Good Morning Steve Harvey Morning Show, I’m a young girl who has been dating a guy for about a year and a half, the first couple of months was great, going out to dinner, movies, going shopping, out to clubs…etc. But after a while he wouldn’t take my calls or when he did, the entire conversation would be about nothing with long pauses of silence in between sentences. Basically him not caring about anything that I had to say. This went on for about a month and then we just stopped talking period. About 3 months later he calls me and wants to get back together, like sucker, I agree and we get back together. It’s been like a straight line, he’s just doing the minimum to please me, we have no problems with intimacy, its just the other things, like for one I’ve never met his parents, and he has met my entire family, two we never talk about where our relationship is going. Sometimes I just want him to do the simple stuff like, ask me how my day at work was, or if I need anything from the grocery store, but do I get that?? Not at all. I try to keep a smile on my face and think of the “at least” factor of our relationship. At least, he has a job, at least he has a car, at least he good in the bedroom, but he could AT LEAST do the little things. I love him to death and we say it to each other all the time but I’m not sure if his words are as genuine as mine. What should I do??? — Signed Confused but in love???

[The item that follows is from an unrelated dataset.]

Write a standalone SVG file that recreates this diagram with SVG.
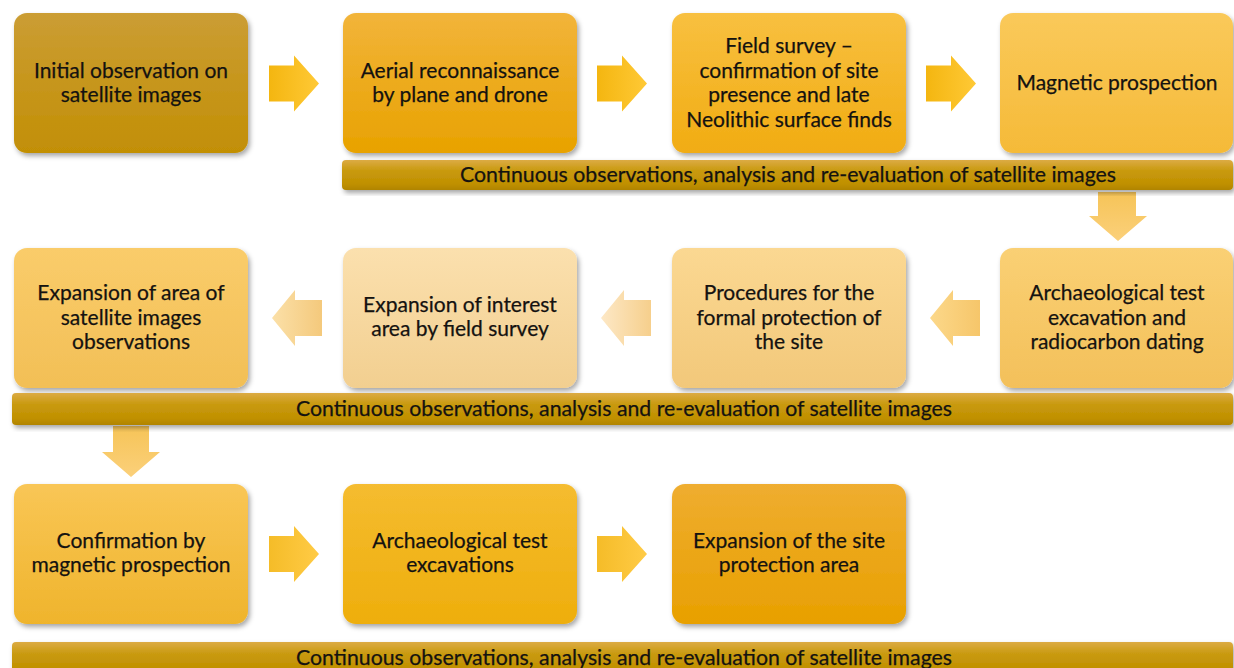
<svg xmlns="http://www.w3.org/2000/svg" width="1234" height="668" viewBox="0 0 1234 668">
<style>
.t{font-family:Lato,"Open Sans","Liberation Sans",sans-serif;font-size:21px;fill:#141210;stroke:#141210;stroke-width:0.25;text-anchor:middle}
.box{filter:url(#sh)}
</style>
<defs>
<filter id="sh" x="-10%" y="-10%" width="125%" height="130%">
<feDropShadow dx="2" dy="3" stdDeviation="2.5" flood-color="#000" flood-opacity="0.35"/>
</filter>
<linearGradient id="g1" x1="0" y1="0" x2="0" y2="1"><stop offset="0" stop-color="#cb9d34"/><stop offset="1" stop-color="#c28f05"/></linearGradient>
<linearGradient id="g2" x1="0" y1="0" x2="0" y2="1"><stop offset="0" stop-color="#f2b43a"/><stop offset="1" stop-color="#e8a200"/></linearGradient>
<linearGradient id="g3" x1="0" y1="0" x2="0" y2="1"><stop offset="0" stop-color="#f8c040"/><stop offset="1" stop-color="#f1ac12"/></linearGradient>
<linearGradient id="g4" x1="0" y1="0" x2="0" y2="1"><stop offset="0" stop-color="#fac95a"/><stop offset="1" stop-color="#f5ba38"/></linearGradient>
<linearGradient id="g5" x1="0" y1="0" x2="0" y2="1"><stop offset="0" stop-color="#fad074"/><stop offset="1" stop-color="#f3c05a"/></linearGradient>
<linearGradient id="g6" x1="0" y1="0" x2="0" y2="1"><stop offset="0" stop-color="#fbd892"/><stop offset="1" stop-color="#f2c87a"/></linearGradient>
<linearGradient id="g7" x1="0" y1="0" x2="0" y2="1"><stop offset="0" stop-color="#fbe0ae"/><stop offset="1" stop-color="#f2cf90"/></linearGradient>
<linearGradient id="g8" x1="0" y1="0" x2="0" y2="1"><stop offset="0" stop-color="#facc6a"/><stop offset="1" stop-color="#f2bf56"/></linearGradient>
<linearGradient id="g9" x1="0" y1="0" x2="0" y2="1"><stop offset="0" stop-color="#f9c656"/><stop offset="1" stop-color="#efb42c"/></linearGradient>
<linearGradient id="g10" x1="0" y1="0" x2="0" y2="1"><stop offset="0" stop-color="#f5bc30"/><stop offset="1" stop-color="#eeae0c"/></linearGradient>
<linearGradient id="g11" x1="0" y1="0" x2="0" y2="1"><stop offset="0" stop-color="#efad30"/><stop offset="1" stop-color="#e8a000"/></linearGradient>
<linearGradient id="gb" x1="0" y1="0" x2="0" y2="1"><stop offset="0" stop-color="#dcab44"/><stop offset="0.35" stop-color="#c99a10"/><stop offset="0.8" stop-color="#c09000"/><stop offset="1" stop-color="#b08400"/></linearGradient>
<linearGradient id="ar" x1="0" y1="0" x2="1" y2="0"><stop offset="0" stop-color="#f4b610"/><stop offset="1" stop-color="#ffc936"/></linearGradient>
<linearGradient id="ar3" x1="0" y1="0" x2="1" y2="0"><stop offset="0" stop-color="#f5bc28"/><stop offset="1" stop-color="#ffcb46"/></linearGradient>
<linearGradient id="al1" x1="0" y1="0" x2="1" y2="0"><stop offset="0" stop-color="#fcd88a"/><stop offset="1" stop-color="#f6c66a"/></linearGradient>
<linearGradient id="al2" x1="0" y1="0" x2="1" y2="0"><stop offset="0" stop-color="#fde8c6"/><stop offset="1" stop-color="#f6cf8c"/></linearGradient>
<linearGradient id="al3" x1="0" y1="0" x2="1" y2="0"><stop offset="0" stop-color="#fbe0a8"/><stop offset="1" stop-color="#f4c97c"/></linearGradient>
<linearGradient id="ad" x1="0" y1="0" x2="0" y2="1"><stop offset="0" stop-color="#f6c458"/><stop offset="1" stop-color="#fbd07a"/></linearGradient>
</defs>
<rect width="1234" height="668" fill="#ffffff"/>

<g id="connectors">
<path id="a1" fill="url(#ar)" d="M269,65.5 h25 v-10 l25,28 l-25,28 v-10 h-25 z"/>
<path id="a2" fill="url(#ar)" d="M597,65.5 h25 v-10 l25,28 l-25,28 v-10 h-25 z"/>
<path id="a3" fill="url(#ar)" d="M926,65.5 h25 v-10 l25,28 l-25,28 v-10 h-25 z"/>
<path id="a4" fill="url(#ad)" d="M1098,192 h38 v24 h11 l-29,25 l-29,-25 h9 z"/>
<path id="a5" fill="url(#al1)" d="M930,318 l23,-28 v10 h27 v36 h-27 v10 z"/>
<path id="a6" fill="url(#al2)" d="M601,318 l23,-28 v10 h27 v36 h-27 v10 z"/>
<path id="a7" fill="url(#al3)" d="M272,318 l23,-28 v10 h27 v36 h-27 v10 z"/>
<path id="a8" fill="url(#ad)" d="M113,426 h36 v26 h11 l-29,25 l-29,-25 h11 z"/>
<path id="a9" fill="url(#ar3)" d="M269,536 h25 v-10 l25,28 l-25,28 v-10 h-25 z"/>
<path id="a10" fill="url(#ar3)" d="M597,536 h25 v-10 l25,28 l-25,28 v-10 h-25 z"/>
</g>

<g id="n1"><rect class="box" x="14" y="13" width="234" height="140" rx="13" fill="url(#g1)"/>
<text class="t" x="131" y="78">Initial observation on</text><text class="t" x="131" y="102">satellite images</text></g>
<g id="n2"><rect class="box" x="343" y="13" width="234" height="140" rx="13" fill="url(#g2)"/>
<text class="t" x="460" y="78">Aerial reconnaissance</text><text class="t" x="460" y="102">by plane and drone</text></g>
<g id="n3"><rect class="box" x="672" y="13" width="234" height="140" rx="13" fill="url(#g3)"/>
<text class="t" x="789" y="53">Field survey –</text><text class="t" x="789" y="77.5">confirmation of site</text><text class="t" x="789" y="102">presence and late</text><text class="t" x="789" y="126.5">Neolithic surface finds</text></g>
<g id="n4"><rect class="box" x="1000" y="13" width="233" height="140" rx="13" fill="url(#g4)"/>
<text class="t" x="1117" y="90">Magnetic prospection</text></g>

<g id="bar1"><rect class="box" x="342" y="160" width="891" height="30" rx="4" fill="url(#gb)"/>
<text class="t" x="788" y="182" textLength="656" lengthAdjust="spacingAndGlyphs">Continuous observations, analysis and re-evaluation of satellite images</text></g>

<g id="n5"><rect class="box" x="1000" y="248" width="233" height="140" rx="13" fill="url(#g5)"/>
<text class="t" x="1117" y="300">Archaeological test</text><text class="t" x="1117" y="324.5">excavation and</text><text class="t" x="1117" y="349">radiocarbon dating</text></g>
<g id="n6"><rect class="box" x="672" y="248" width="234" height="140" rx="13" fill="url(#g6)"/>
<text class="t" x="789" y="300">Procedures for the</text><text class="t" x="789" y="324.5">formal protection of</text><text class="t" x="789" y="349">the site</text></g>
<g id="n7"><rect class="box" x="343" y="248" width="234" height="140" rx="13" fill="url(#g7)"/>
<text class="t" x="460" y="312">Expansion of interest</text><text class="t" x="460" y="336">area by field survey</text></g>
<g id="n8"><rect class="box" x="14" y="248" width="234" height="140" rx="13" fill="url(#g8)"/>
<text class="t" x="131" y="300">Expansion of area of</text><text class="t" x="131" y="324.5">satellite images</text><text class="t" x="131" y="349">observations</text></g>

<g id="bar2"><rect class="box" x="12" y="393" width="1221" height="32" rx="4" fill="url(#gb)"/>
<text class="t" x="624" y="416" textLength="656" lengthAdjust="spacingAndGlyphs">Continuous observations, analysis and re-evaluation of satellite images</text></g>

<g id="n9"><rect class="box" x="14" y="484" width="234" height="140" rx="13" fill="url(#g9)"/>
<text class="t" x="131" y="548">Confirmation by</text><text class="t" x="131" y="572">magnetic prospection</text></g>
<g id="n10"><rect class="box" x="343" y="484" width="234" height="140" rx="13" fill="url(#g10)"/>
<text class="t" x="460" y="548">Archaeological test</text><text class="t" x="460" y="572">excavations</text></g>
<g id="n11"><rect class="box" x="672" y="484" width="234" height="140" rx="13" fill="url(#g11)"/>
<text class="t" x="789" y="548">Expansion of the site</text><text class="t" x="789" y="572">protection area</text></g>

<g id="bar3"><rect class="box" x="12" y="642" width="1221" height="34" rx="4" fill="url(#gb)"/>
<text class="t" x="624" y="665" textLength="656" lengthAdjust="spacingAndGlyphs">Continuous observations, analysis and re-evaluation of satellite images</text></g>
</svg>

After reading this, I have a lot to say to this young girl. Let me pray for strength first…. Ok. I’m ready. Gurrrrl! He’s not interested in you. He may have been in the beginning, but not any more. That’s ok though. This happens sometimes. When a guy is interested in you, he calls, texts, and spends time with you. When he stopped taking your calls, you should have moved on, yet you kept calling him for a month. Why? Why would you put yourself through this? You could’ve spent that month going on dates with more suitable men. I suspect what happened was he found another woman and was giving you the cold shoulder. You made yourself look desperate. Never do that. That’s like Dating Rule #2.
Then THREE months later he calls you wanting to get back together. No explanation, no nothing. In other words, the girl he was with kicked him to the curb, and he knew you would be there to catch him. How does he know? Because you made yourself seem desperate for him. Obviously, you were because you took him back. Now you claim he’s doing the minimum to keep you interested. Ummm… no he’s not. From what you described, he is just your sex buddy. This is not a relationship. There is no substance. He doesn’t even ask you how your day was. Think about that for a minute. He doesn’t even think enough of you to ask about your day! He does not care about you.
Furthermore, all of those “at least” things you mentioned has little to do with how he treats you. This is not a meaningful relationship. It’s just sex. This is not what you’re looking for, so let him go.
One day you’ll look back at this experience and say “What was I thinking?” Don’t worry though. All women have experienced this. This is one of life’s lessons.